AIM:
Print the records below word for word, but leave out the pictures.

RECORDS PROVIDED:
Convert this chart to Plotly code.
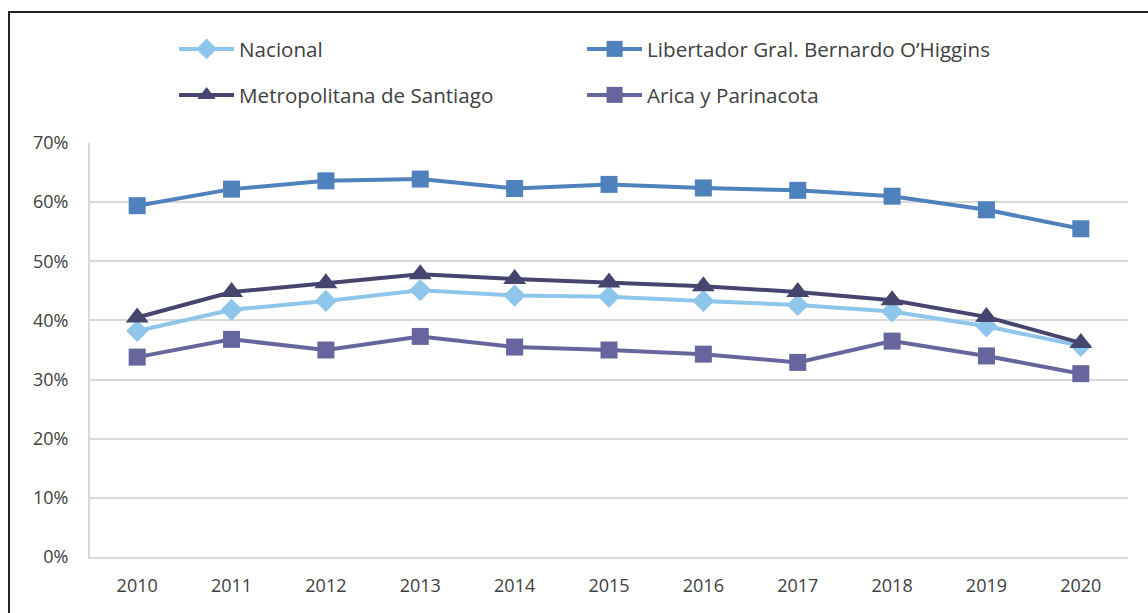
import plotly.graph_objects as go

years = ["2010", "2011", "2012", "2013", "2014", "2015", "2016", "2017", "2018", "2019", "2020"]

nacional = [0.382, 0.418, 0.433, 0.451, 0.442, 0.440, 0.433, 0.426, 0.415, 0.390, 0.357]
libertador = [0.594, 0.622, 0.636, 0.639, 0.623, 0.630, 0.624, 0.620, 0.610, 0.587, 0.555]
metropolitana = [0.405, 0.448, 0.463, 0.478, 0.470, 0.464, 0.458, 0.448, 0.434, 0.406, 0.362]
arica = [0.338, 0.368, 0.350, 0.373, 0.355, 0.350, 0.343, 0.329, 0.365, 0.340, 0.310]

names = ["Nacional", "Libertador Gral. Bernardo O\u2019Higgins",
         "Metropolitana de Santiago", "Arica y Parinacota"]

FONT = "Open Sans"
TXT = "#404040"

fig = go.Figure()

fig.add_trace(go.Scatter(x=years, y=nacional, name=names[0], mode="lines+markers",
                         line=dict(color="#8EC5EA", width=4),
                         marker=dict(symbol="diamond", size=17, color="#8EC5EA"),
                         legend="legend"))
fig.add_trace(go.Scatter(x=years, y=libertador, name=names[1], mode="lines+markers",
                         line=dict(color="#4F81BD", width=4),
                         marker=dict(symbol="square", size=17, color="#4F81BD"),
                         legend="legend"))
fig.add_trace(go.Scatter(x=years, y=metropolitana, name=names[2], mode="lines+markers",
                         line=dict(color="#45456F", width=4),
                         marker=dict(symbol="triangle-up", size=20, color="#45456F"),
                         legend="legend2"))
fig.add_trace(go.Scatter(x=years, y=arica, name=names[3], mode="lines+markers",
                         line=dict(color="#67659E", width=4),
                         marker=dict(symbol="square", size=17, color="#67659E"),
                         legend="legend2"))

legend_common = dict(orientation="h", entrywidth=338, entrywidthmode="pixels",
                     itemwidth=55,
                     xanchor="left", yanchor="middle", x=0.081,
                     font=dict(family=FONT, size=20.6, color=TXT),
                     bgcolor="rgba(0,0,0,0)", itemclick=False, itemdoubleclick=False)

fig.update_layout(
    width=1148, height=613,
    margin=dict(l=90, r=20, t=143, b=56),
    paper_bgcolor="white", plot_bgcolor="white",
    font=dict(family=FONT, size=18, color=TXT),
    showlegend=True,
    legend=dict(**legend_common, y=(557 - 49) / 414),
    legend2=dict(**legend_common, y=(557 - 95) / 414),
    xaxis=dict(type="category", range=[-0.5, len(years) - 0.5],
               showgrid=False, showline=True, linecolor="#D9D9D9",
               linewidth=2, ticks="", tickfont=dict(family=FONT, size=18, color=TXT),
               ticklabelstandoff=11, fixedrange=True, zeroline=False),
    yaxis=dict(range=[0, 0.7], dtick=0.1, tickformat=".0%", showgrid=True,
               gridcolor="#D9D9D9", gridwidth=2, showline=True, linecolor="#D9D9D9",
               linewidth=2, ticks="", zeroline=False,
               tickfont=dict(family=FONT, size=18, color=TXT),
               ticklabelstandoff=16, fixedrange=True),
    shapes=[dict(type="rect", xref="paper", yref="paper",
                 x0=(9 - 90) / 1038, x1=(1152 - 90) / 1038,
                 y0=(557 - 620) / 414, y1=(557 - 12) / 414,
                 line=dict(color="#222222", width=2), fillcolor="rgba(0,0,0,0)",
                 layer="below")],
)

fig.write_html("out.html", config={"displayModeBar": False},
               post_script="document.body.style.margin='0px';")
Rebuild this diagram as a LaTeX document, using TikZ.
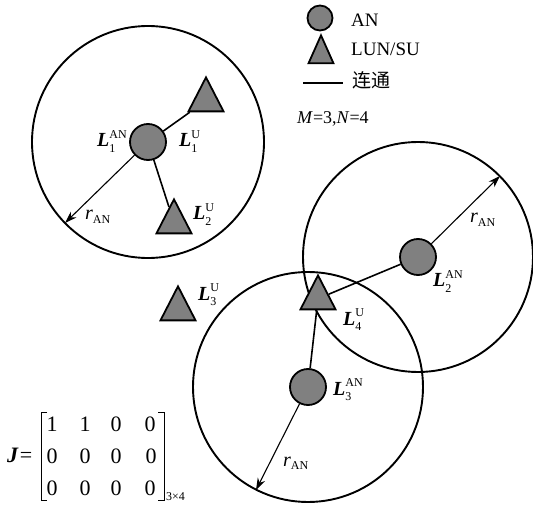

EXERCISE OUTPUT:
Convert this chart to Plotly code.
import plotly.graph_objects as go

years = ["2010", "2011", "2012", "2013", "2014", "2015", "2016", "2017", "2018", "2019", "2020"]

nacional = [0.382, 0.418, 0.433, 0.451, 0.442, 0.440, 0.433, 0.426, 0.415, 0.390, 0.357]
libertador = [0.594, 0.622, 0.636, 0.639, 0.623, 0.630, 0.624, 0.620, 0.610, 0.587, 0.555]
metropolitana = [0.405, 0.448, 0.463, 0.478, 0.470, 0.464, 0.458, 0.448, 0.434, 0.406, 0.362]
arica = [0.338, 0.368, 0.350, 0.373, 0.355, 0.350, 0.343, 0.329, 0.365, 0.340, 0.310]

names = ["Nacional", "Libertador Gral. Bernardo O\u2019Higgins",
         "Metropolitana de Santiago", "Arica y Parinacota"]

FONT = "Open Sans"
TXT = "#404040"

fig = go.Figure()

fig.add_trace(go.Scatter(x=years, y=nacional, name=names[0], mode="lines+markers",
                         line=dict(color="#8EC5EA", width=4),
                         marker=dict(symbol="diamond", size=17, color="#8EC5EA"),
                         legend="legend"))
fig.add_trace(go.Scatter(x=years, y=libertador, name=names[1], mode="lines+markers",
                         line=dict(color="#4F81BD", width=4),
                         marker=dict(symbol="square", size=17, color="#4F81BD"),
                         legend="legend"))
fig.add_trace(go.Scatter(x=years, y=metropolitana, name=names[2], mode="lines+markers",
                         line=dict(color="#45456F", width=4),
                         marker=dict(symbol="triangle-up", size=20, color="#45456F"),
                         legend="legend2"))
fig.add_trace(go.Scatter(x=years, y=arica, name=names[3], mode="lines+markers",
                         line=dict(color="#67659E", width=4),
                         marker=dict(symbol="square", size=17, color="#67659E"),
                         legend="legend2"))

legend_common = dict(orientation="h", entrywidth=338, entrywidthmode="pixels",
                     itemwidth=55,
                     xanchor="left", yanchor="middle", x=0.081,
                     font=dict(family=FONT, size=20.6, color=TXT),
                     bgcolor="rgba(0,0,0,0)", itemclick=False, itemdoubleclick=False)

fig.update_layout(
    width=1148, height=613,
    margin=dict(l=90, r=20, t=143, b=56),
    paper_bgcolor="white", plot_bgcolor="white",
    font=dict(family=FONT, size=18, color=TXT),
    showlegend=True,
    legend=dict(**legend_common, y=(557 - 49) / 414),
    legend2=dict(**legend_common, y=(557 - 95) / 414),
    xaxis=dict(type="category", range=[-0.5, len(years) - 0.5],
               showgrid=False, showline=True, linecolor="#D9D9D9",
               linewidth=2, ticks="", tickfont=dict(family=FONT, size=18, color=TXT),
               ticklabelstandoff=11, fixedrange=True, zeroline=False),
    yaxis=dict(range=[0, 0.7], dtick=0.1, tickformat=".0%", showgrid=True,
               gridcolor="#D9D9D9", gridwidth=2, showline=True, linecolor="#D9D9D9",
               linewidth=2, ticks="", zeroline=False,
               tickfont=dict(family=FONT, size=18, color=TXT),
               ticklabelstandoff=16, fixedrange=True),
    shapes=[dict(type="rect", xref="paper", yref="paper",
                 x0=(9 - 90) / 1038, x1=(1152 - 90) / 1038,
                 y0=(557 - 620) / 414, y1=(557 - 12) / 414,
                 line=dict(color="#222222", width=2), fillcolor="rgba(0,0,0,0)",
                 layer="below")],
)

fig.write_html("out.html", config={"displayModeBar": False},
               post_script="document.body.style.margin='0px';")
Rebuild this diagram as a LaTeX document, using TikZ.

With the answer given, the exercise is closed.